Collected data:

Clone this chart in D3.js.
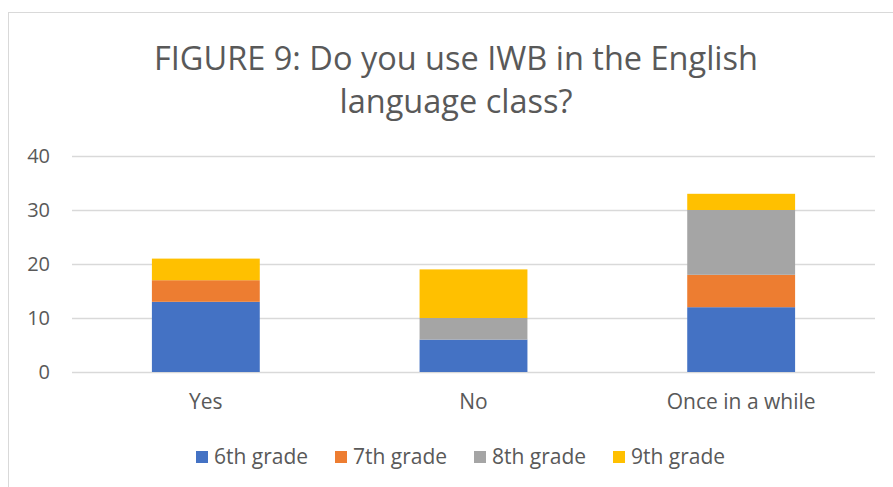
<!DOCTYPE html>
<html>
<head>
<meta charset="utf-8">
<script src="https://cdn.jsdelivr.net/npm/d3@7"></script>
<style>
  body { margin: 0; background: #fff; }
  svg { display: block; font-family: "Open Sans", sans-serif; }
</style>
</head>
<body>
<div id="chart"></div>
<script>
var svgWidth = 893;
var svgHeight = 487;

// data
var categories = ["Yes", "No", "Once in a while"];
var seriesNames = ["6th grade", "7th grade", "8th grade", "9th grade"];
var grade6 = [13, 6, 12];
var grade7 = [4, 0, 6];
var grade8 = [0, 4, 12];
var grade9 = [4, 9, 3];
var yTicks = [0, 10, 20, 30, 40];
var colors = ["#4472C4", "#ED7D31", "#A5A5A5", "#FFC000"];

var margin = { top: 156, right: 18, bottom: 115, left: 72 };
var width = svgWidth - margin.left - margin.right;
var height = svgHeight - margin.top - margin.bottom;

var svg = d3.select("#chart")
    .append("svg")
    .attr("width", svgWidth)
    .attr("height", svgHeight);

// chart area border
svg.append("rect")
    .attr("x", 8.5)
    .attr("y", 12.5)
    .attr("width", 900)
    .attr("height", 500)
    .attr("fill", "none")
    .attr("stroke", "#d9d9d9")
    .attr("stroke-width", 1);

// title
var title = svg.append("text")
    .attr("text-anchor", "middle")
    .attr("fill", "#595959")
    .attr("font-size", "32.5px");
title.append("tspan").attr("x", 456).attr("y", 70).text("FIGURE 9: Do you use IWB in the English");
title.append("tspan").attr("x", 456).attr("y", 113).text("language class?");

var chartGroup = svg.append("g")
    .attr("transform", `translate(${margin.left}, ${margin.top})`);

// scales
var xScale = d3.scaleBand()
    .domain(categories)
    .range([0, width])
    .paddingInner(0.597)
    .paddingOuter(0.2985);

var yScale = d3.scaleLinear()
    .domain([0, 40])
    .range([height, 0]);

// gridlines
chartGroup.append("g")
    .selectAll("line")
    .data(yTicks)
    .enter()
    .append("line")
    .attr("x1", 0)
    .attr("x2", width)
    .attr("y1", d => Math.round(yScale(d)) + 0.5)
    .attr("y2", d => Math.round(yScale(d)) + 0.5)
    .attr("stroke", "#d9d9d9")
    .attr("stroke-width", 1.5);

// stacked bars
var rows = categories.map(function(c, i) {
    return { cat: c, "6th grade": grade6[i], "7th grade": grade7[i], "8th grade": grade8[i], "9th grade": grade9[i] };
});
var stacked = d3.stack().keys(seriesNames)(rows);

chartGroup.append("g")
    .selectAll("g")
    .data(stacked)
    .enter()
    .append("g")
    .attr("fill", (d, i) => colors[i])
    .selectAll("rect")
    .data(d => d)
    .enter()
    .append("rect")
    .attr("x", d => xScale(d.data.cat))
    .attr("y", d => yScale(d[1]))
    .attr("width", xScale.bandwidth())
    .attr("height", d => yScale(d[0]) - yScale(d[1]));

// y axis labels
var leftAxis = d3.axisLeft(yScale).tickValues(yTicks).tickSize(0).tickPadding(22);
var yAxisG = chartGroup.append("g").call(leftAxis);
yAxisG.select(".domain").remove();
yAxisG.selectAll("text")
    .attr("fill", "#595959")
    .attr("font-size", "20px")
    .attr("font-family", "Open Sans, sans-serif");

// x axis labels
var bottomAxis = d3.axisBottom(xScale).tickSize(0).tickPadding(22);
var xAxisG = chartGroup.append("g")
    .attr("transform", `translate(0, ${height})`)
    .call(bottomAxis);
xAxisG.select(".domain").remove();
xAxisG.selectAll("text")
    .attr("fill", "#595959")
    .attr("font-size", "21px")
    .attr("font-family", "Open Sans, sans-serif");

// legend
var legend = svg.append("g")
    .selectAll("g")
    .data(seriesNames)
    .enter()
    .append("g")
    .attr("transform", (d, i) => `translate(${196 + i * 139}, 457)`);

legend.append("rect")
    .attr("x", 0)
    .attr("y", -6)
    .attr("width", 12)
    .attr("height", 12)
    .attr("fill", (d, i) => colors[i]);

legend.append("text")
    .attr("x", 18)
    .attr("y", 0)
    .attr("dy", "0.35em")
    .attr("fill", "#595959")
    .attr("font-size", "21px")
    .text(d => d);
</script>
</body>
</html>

Exercise details:
Transcribe the opening line of the listing above, please, and every line after it through the line with "var svgHeight = 487;", word for word, without pictures.

Output:
Clone this chart in D3.js.
<!DOCTYPE html>
<html>
<head>
<meta charset="utf-8">
<script src="https://cdn.jsdelivr.net/npm/d3@7"></script>
<style>
  body { margin: 0; background: #fff; }
  svg { display: block; font-family: "Open Sans", sans-serif; }
</style>
</head>
<body>
<div id="chart"></div>
<script>
var svgWidth = 893;
var svgHeight = 487;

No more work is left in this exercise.